EXCERPTED RECORDS.
* * * * * * * * *

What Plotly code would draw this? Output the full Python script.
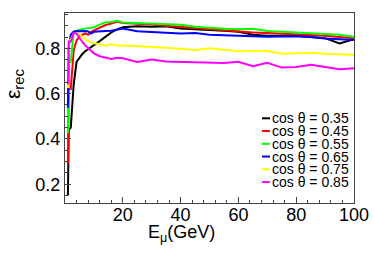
import plotly.graph_objects as go

energy = [1, 1.3, 2, 3, 4, 5, 6, 7, 8, 9, 10, 12, 14, 16, 18, 20, 25, 30, 35, 40,
          45, 50, 55, 60, 65, 70, 75, 80, 85, 90, 95, 100]

eff_035 = [0.15, 0.44, 0.45, 0.64, 0.74, 0.76, 0.775, 0.787, 0.797, 0.806, 0.814, 0.832,
           0.852, 0.87, 0.884, 0.893, 0.898, 0.895, 0.897, 0.888, 0.884, 0.882, 0.878,
           0.873, 0.86, 0.856, 0.855, 0.855, 0.85, 0.845, 0.822, 0.84]
eff_045 = [0.29, 0.62, 0.62, 0.79, 0.835, 0.852, 0.86, 0.866, 0.86, 0.873, 0.879, 0.89,
           0.903, 0.909, 0.917, 0.912, 0.91, 0.905, 0.90, 0.895, 0.888, 0.882, 0.878,
           0.875, 0.87, 0.868, 0.865, 0.864, 0.86, 0.855, 0.85, 0.845]
eff_055 = [0.425, 0.735, 0.74, 0.873, 0.878, 0.883, 0.885, 0.887, 0.888, 0.89, 0.893,
           0.905, 0.915, 0.916, 0.922, 0.914, 0.912, 0.91, 0.907, 0.904, 0.895, 0.89,
           0.887, 0.884, 0.886, 0.877, 0.872, 0.87, 0.867, 0.865, 0.86, 0.85]
eff_065 = [0.538, 0.81, 0.86, 0.873, 0.875, 0.876, 0.876, 0.877, 0.875, 0.865, 0.873,
           0.876, 0.876, 0.878, 0.884, 0.888, 0.875, 0.873, 0.87, 0.866, 0.868, 0.86,
           0.858, 0.855, 0.851, 0.851, 0.852, 0.853, 0.85, 0.843, 0.84, 0.837]
eff_075 = [0.625, 0.83, 0.84, 0.865, 0.868, 0.862, 0.85, 0.84, 0.832, 0.826, 0.822,
           0.819, 0.812, 0.818, 0.812, 0.812, 0.81, 0.806, 0.802, 0.798, 0.793, 0.80,
           0.795, 0.787, 0.788, 0.788, 0.776, 0.779, 0.78, 0.776, 0.774, 0.77]
eff_085 = [0.64, 0.83, 0.83, 0.868, 0.866, 0.845, 0.828, 0.813, 0.80, 0.79, 0.778,
           0.765, 0.758, 0.753, 0.758, 0.756, 0.74, 0.751, 0.742, 0.741, 0.739, 0.737,
           0.735, 0.741, 0.721, 0.736, 0.715, 0.718, 0.727, 0.718, 0.708, 0.712]

labels = ["cos θ = 0.35", "cos θ = 0.45", "cos θ = 0.55",
          "cos θ = 0.65", "cos θ = 0.75", "cos θ = 0.85"]
series = [eff_035, eff_045, eff_055, eff_065, eff_075, eff_085]
colors = ["#000000", "#ff0000", "#00ff00", "#0000ff", "#ffff00", "#ff00ff"]

FONT = "Liberation Sans, Arial, Helvetica, sans-serif"

fig = go.Figure()
for lab, ys, col in zip(labels, series, colors):
    fig.add_trace(go.Scatter(x=energy, y=ys, mode="lines", name=lab,
                             line=dict(color=col, width=2), showlegend=False))

# legend drawn as text rows with short colored keys
W, H = 374, 254
ml, mr, mt, mb = 65, 20, 13, 51
pw, ph = W - ml - mr, H - mt - mb
row0 = 118.3
step = 12.75
for i, (lab, col) in enumerate(zip(labels, colors)):
    ypx = row0 + i * step
    yp = 1 - (ypx - mt) / ph
    fig.add_shape(type="line", xref="paper", yref="paper",
                  x0=(262 - ml) / pw, x1=(270 - ml) / pw, y0=yp, y1=yp,
                  line=dict(color=col, width=2))
    fig.add_annotation(x=(270 - ml) / pw, y=yp, xref="paper", yref="paper",
                       text=lab, showarrow=False, xanchor="left", yanchor="middle",
                       font=dict(family=FONT, size=14, color="#000"))

fig.add_annotation(x=-(ml - 14) / pw, y=1 - (84 - mt) / ph, xref="paper", yref="paper",
                   text="ε<sub>rec</sub>", textangle=-90, showarrow=False,
                   xanchor="center", yanchor="middle",
                   font=dict(family=FONT, size=21, color="#000"))
fig.add_annotation(x=(181 - ml) / pw, y=-(233 - mt - ph) / ph, xref="paper", yref="paper",
                   text="E<sub>μ</sub>(GeV)", showarrow=False,
                   xanchor="center", yanchor="middle",
                   font=dict(family=FONT, size=18, color="#000"))

axis_common = dict(showline=True, linecolor="#444", linewidth=1, mirror=True,
                   ticks="inside", tickcolor="#444", showgrid=False, zeroline=False,
                   automargin=False,
                   tickfont=dict(family=FONT, size=18, color="#000"))
fig.update_xaxes(range=[0, 100], tickvals=[20, 40, 60, 80, 100], ticklen=6,
                 ticklabelstandoff=-5,
                 minor=dict(dtick=4, ticks="inside", ticklen=3, tickcolor="#444"),
                 **axis_common)
fig.update_yaxes(range=[0.117, 0.956], tickvals=[0.2, 0.4, 0.6, 0.8], ticklen=6,
                 minor=dict(dtick=0.05, ticks="inside", ticklen=3, tickcolor="#444"),
                 **axis_common)
fig.update_layout(width=W, height=H, margin=dict(l=ml, r=mr, t=mt, b=mb),
                  plot_bgcolor="white", paper_bgcolor="white", showlegend=False)
fig.write_html("out.html", config={"displayModeBar": False},
               post_script="document.body.style.margin='0';document.body.style.padding='0';")
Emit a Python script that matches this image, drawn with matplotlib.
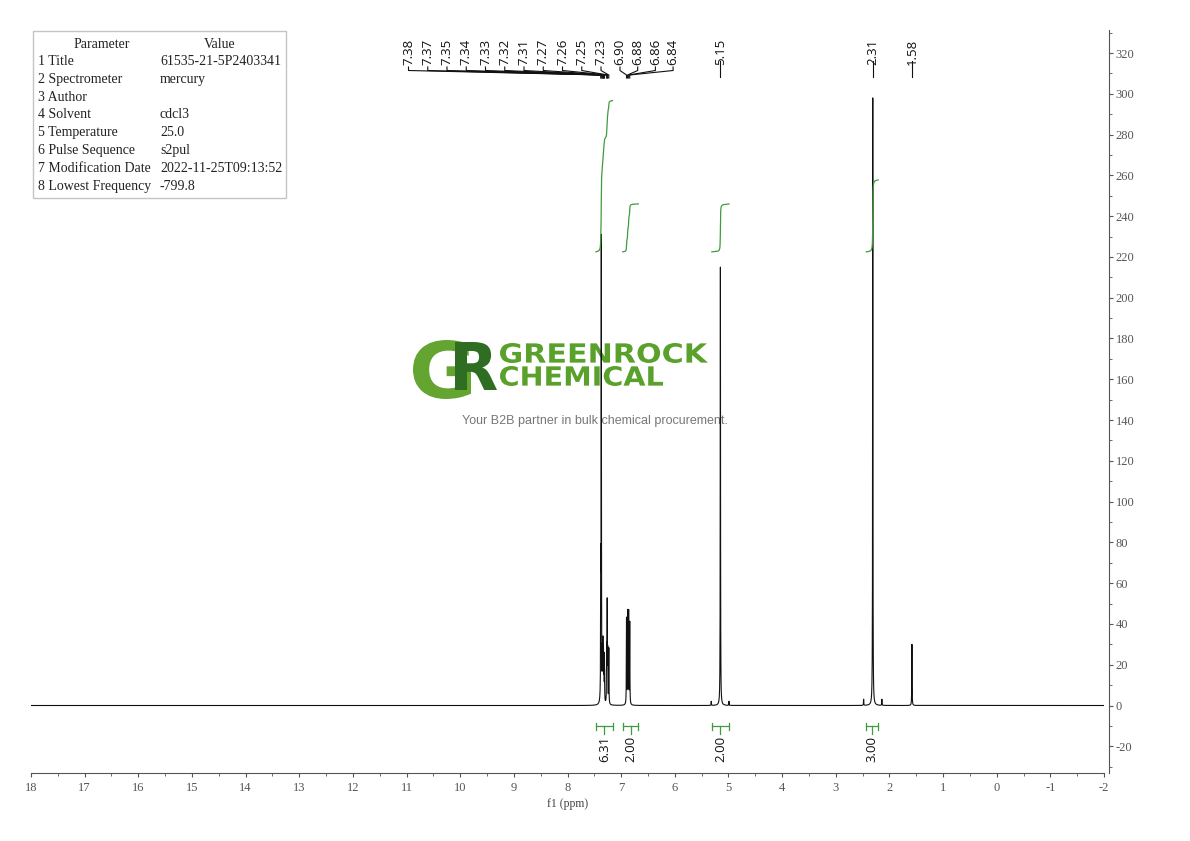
import numpy as np
import matplotlib
matplotlib.use('Agg')
import matplotlib.pyplot as plt
from matplotlib.textpath import TextPath
from matplotlib.font_manager import FontProperties
from matplotlib.patches import PathPatch, Rectangle
from matplotlib.transforms import Affine2D
from matplotlib.ticker import MultipleLocator

plt.rcParams['font.family'] = ['Liberation Serif', 'DejaVu Serif']
plt.rcParams['axes.unicode_minus'] = False

W, H = 1190, 841

# --- data ---
peak_ppm = [7.38, 7.37, 7.35, 7.34, 7.33, 7.32, 7.31, 7.27, 7.26, 7.25, 7.23,
            6.90, 6.88, 6.86, 6.84, 5.15, 2.31, 1.58,
            2.48, 2.14, 5.32, 4.99]
peak_height = [60, 225, 22, 27, 24, 21, 14, 26, 48, 24, 27,
               42, 45, 45, 40, 215, 298, 30,
               3, 3, 2, 2]
hwhm = 0.003

label_group1 = ['7.38', '7.37', '7.35', '7.34', '7.33', '7.32', '7.31',
                '7.27', '7.26', '7.25', '7.23']
label_group2 = ['6.90', '6.88', '6.86', '6.84']
label_single = ['5.15', '2.31', '1.58']

int_from = [7.47, 6.97, 5.31, 2.43]
int_to = [7.16, 6.68, 4.99, 2.21]
int_value = ['6.31', '2.00', '2.00', '3.00']

table_param = ['1 Title', '2 Spectrometer', '3 Author', '4 Solvent', '5 Temperature',
               '6 Pulse Sequence', '7 Modification Date', '8 Lowest Frequency']
table_value = ['61535-21-5P2403341', 'mercury', '', 'cdcl3', '25.0',
               's2pul', '2022-11-25T09:13:52', '-799.8']

# spectrum from the peak table
ppm = np.linspace(-2, 18, 40001)
spec = np.zeros_like(ppm)
for p, h in zip(peak_ppm, peak_height):
    spec += h * hwhm**2 / ((ppm - p)**2 + hwhm**2)

fig = plt.figure(figsize=(W / 100, H / 100), dpi=100)

# overlay in pixel coordinates, behind the spectrum
ov = fig.add_axes([0, 0, 1, 1], zorder=0)
ov.set_xlim(0, W)
ov.set_ylim(H, 0)
ov.axis('off')

ax = fig.add_axes([31 / W, (H - 773) / H, 1073 / W, (773 - 30) / H], zorder=1)
ax.patch.set_visible(False)
ax.plot(ppm, spec, color='#111111', lw=0.8)
ax.set_xlim(18, -2)
ax.set_ylim(-33.1, 331.3)

for s in ['top', 'left']:
    ax.spines[s].set_visible(False)
ax.spines['bottom'].set_color('#555555')
ax.spines['right'].set_color('#555555')
ax.spines['right'].set_position(('outward', 3.6))
ax.xaxis.set_major_locator(MultipleLocator(1))
ax.xaxis.set_minor_locator(MultipleLocator(0.5))
ax.yaxis.set_major_locator(MultipleLocator(20))
ax.yaxis.set_minor_locator(MultipleLocator(10))
ax.yaxis.tick_right()
ax.tick_params(which='both', direction='out', color='#555555', labelcolor='#555555', labelsize=9)
ax.tick_params(which='major', length=3.2)
ax.tick_params(which='minor', length=2)
ax.tick_params(axis='x', pad=3)
ax.tick_params(axis='y', pad=1.5)
ax.set_xlabel('f1 (ppm)', fontsize=8.5, color='#444444', labelpad=3)

green = '#3f9b3f'

# integral curves
for a, b, v in zip(int_from, int_to, int_value):
    m = (ppm <= a) & (ppm >= b)
    x = ppm[m][::-1]
    y = np.cumsum(spec[m][::-1])
    y = 222.5 + y / y[-1] * float(v) * 11.75
    ax.plot(x, y, color=green, lw=0.9)

def px(p):
    return ax.transData.transform((p, 0))[0]

lab_font = dict(family=['Open Sans', 'DejaVu Sans'], fontsize=9.5, color='#111111')

# grouped peak labels with connectors
for labels, x_start, step in [(label_group1, 408.5, 19.25), (label_group2, 620, 17.7)]:
    for i, t in enumerate(labels):
        lx = x_start + i * step
        pk = px(float(t))
        ov.text(lx, 39, t, rotation=90, rotation_mode='anchor', ha='right', va='center', **lab_font)
        ov.plot([lx, lx, pk, pk], [67, 70.5, 75, 78], color='#111111', lw=0.8)

for t in label_single:
    pk = px(float(t))
    ov.text(pk, 39, t, rotation=90, rotation_mode='anchor', ha='right', va='center', **lab_font)
    ov.plot([pk, pk], [61, 77], color='#111111', lw=0.8)

# integration brackets
for a, b, v in zip(int_from, int_to, int_value):
    xa, xb = px(a), px(b)
    xc = (xa + xb) / 2
    ov.plot([xa, xb], [726, 726], color=green, lw=0.9)
    ov.plot([xa, xa], [722.5, 729.5], color=green, lw=0.9)
    ov.plot([xb, xb], [722.5, 729.5], color=green, lw=0.9)
    ov.plot([xc, xc], [726, 734], color=green, lw=0.9)
    ov.text(xc, 736, v, rotation=90, rotation_mode='anchor', ha='right', va='center', **lab_font)

# parameter table
ov.add_patch(Rectangle((33, 31), 253, 167, fc='white', ec='#c4c4c4', lw=1))
tfont = dict(fontsize=10, color='#222222', va='center', family='Liberation Serif')
ov.text(102, 44, 'Parameter', ha='center', **tfont)
ov.text(220, 44, 'Value', ha='center', **tfont)
for k, (p, v) in enumerate(zip(table_param, table_value)):
    yy = 61.5 + 17.8 * k
    ov.text(38, yy, p, ha='left', **tfont)
    ov.text(160, yy, v, ha='left', **tfont)

# watermark logo
def text_box(s, box, color, family='DejaVu Sans'):
    tp = TextPath((0, 0), s, size=100, prop=FontProperties(family=family, weight='bold'))
    e = tp.get_extents()
    x0, y0, x1, y1 = box
    tr = Affine2D().translate(-e.x0, -e.y0).scale((x1 - x0) / e.width, -(y1 - y0) / e.height).translate(x0, y1)
    ov.add_patch(PathPatch(tr.transform_path(tp), fc=color, ec='none'))

text_box('G', (413, 340, 471, 399), '#64a532')
text_box('R', (455, 342, 497, 390), '#2f6d22')
text_box('GREENROCK', (500, 343, 708, 363), '#5aa12c')
text_box('CHEMICAL', (500, 366, 663, 386), '#5aa12c')
ov.text(594.5, 421, 'Your B2B partner in bulk chemical procurement.', ha='center', va='center',
        fontsize=9, color='#777777', family='Liberation Sans')

fig.savefig('out.png', dpi=100)
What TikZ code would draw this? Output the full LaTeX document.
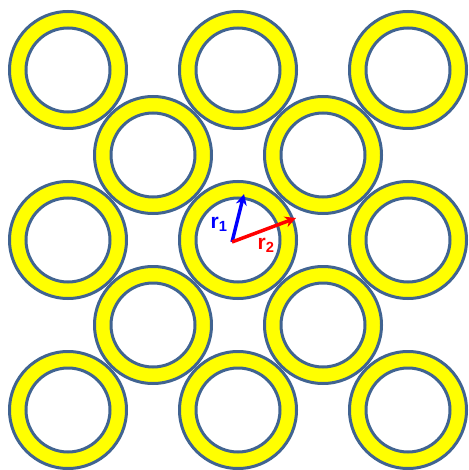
\documentclass[tikz,border=0pt]{standalone}
\usepackage{fontspec}
\setmainfont{Liberation Sans}
\usetikzlibrary{arrows.meta, positioning}
\definecolor{ringedge}{RGB}{65,100,145}
\definecolor{ringfill}{RGB}{255,255,0}

\begin{document}
\begin{tikzpicture}[x=1pt, y=-1pt,
        ring/.style={circle, draw=ringedge, fill=ringfill, line width=3pt,
                     minimum size=117pt, inner sep=0pt},
        hole/.style={circle, draw=ringedge, fill=white, line width=3pt,
                     minimum size=84pt, inner sep=0pt},
        arr/.style={-{Stealth[length=11pt, width=11pt]}, line width=3.5pt},
        lbl/.style={font=\bfseries\fontsize{21}{21}\selectfont, inner sep=0pt},
    ]
        \useasboundingbox (0,0) rectangle (468,470);

        % Outer square lattice
        \foreach \i/\x in {1/68, 2/238, 3/408} {
            \foreach \j/\y in {1/70, 2/240, 3/410} {
                \node[ring] (ring\i\j) at (\x,\y) {};
                \node[hole] (hole\i\j) at (ring\i\j.center) {};
            }
        }

        % Centred lattice
        \foreach \i/\x in {1/153, 2/323} {
            \foreach \j/\y in {1/155, 2/325} {
                \node[ring] (cring\i\j) at (\x,\y) {};
                \node[hole] (chole\i\j) at (cring\i\j.center) {};
            }
        }

        % Vectors
        \coordinate (origin) at (232,242);
        \coordinate (tipa) at (244,194);
        \coordinate (tipb) at (296,218);
        \draw[arr, blue] (origin) -- (tipa);
        \draw[arr, red] (origin) -- (tipb);
        \node[lbl, text=blue] (labela) at (219,224) {r\textsubscript{1}};
        \node[lbl, text=red] (labelb) at (266,245) {r\textsubscript{2}};
\end{tikzpicture}
\end{document}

* * * * * * * * *

DIRECTIONS. Extract exactly the lines from the one containing "What TikZ code" through the last line of the records above, both included, and leave out the pictures.

WRITTEN RESPONSE.
What TikZ code would draw this? Output the full LaTeX document.
\documentclass[tikz,border=0pt]{standalone}
\usepackage{fontspec}
\setmainfont{Liberation Sans}
\usetikzlibrary{arrows.meta, positioning}
\definecolor{ringedge}{RGB}{65,100,145}
\definecolor{ringfill}{RGB}{255,255,0}

\begin{document}
\begin{tikzpicture}[x=1pt, y=-1pt,
        ring/.style={circle, draw=ringedge, fill=ringfill, line width=3pt,
                     minimum size=117pt, inner sep=0pt},
        hole/.style={circle, draw=ringedge, fill=white, line width=3pt,
                     minimum size=84pt, inner sep=0pt},
        arr/.style={-{Stealth[length=11pt, width=11pt]}, line width=3.5pt},
        lbl/.style={font=\bfseries\fontsize{21}{21}\selectfont, inner sep=0pt},
    ]
        \useasboundingbox (0,0) rectangle (468,470);

        % Outer square lattice
        \foreach \i/\x in {1/68, 2/238, 3/408} {
            \foreach \j/\y in {1/70, 2/240, 3/410} {
                \node[ring] (ring\i\j) at (\x,\y) {};
                \node[hole] (hole\i\j) at (ring\i\j.center) {};
            }
        }

        % Centred lattice
        \foreach \i/\x in {1/153, 2/323} {
            \foreach \j/\y in {1/155, 2/325} {
                \node[ring] (cring\i\j) at (\x,\y) {};
                \node[hole] (chole\i\j) at (cring\i\j.center) {};
            }
        }

        % Vectors
        \coordinate (origin) at (232,242);
        \coordinate (tipa) at (244,194);
        \coordinate (tipb) at (296,218);
        \draw[arr, blue] (origin) -- (tipa);
        \draw[arr, red] (origin) -- (tipb);
        \node[lbl, text=blue] (labela) at (219,224) {r\textsubscript{1}};
        \node[lbl, text=red] (labelb) at (266,245) {r\textsubscript{2}};
\end{tikzpicture}
\end{document}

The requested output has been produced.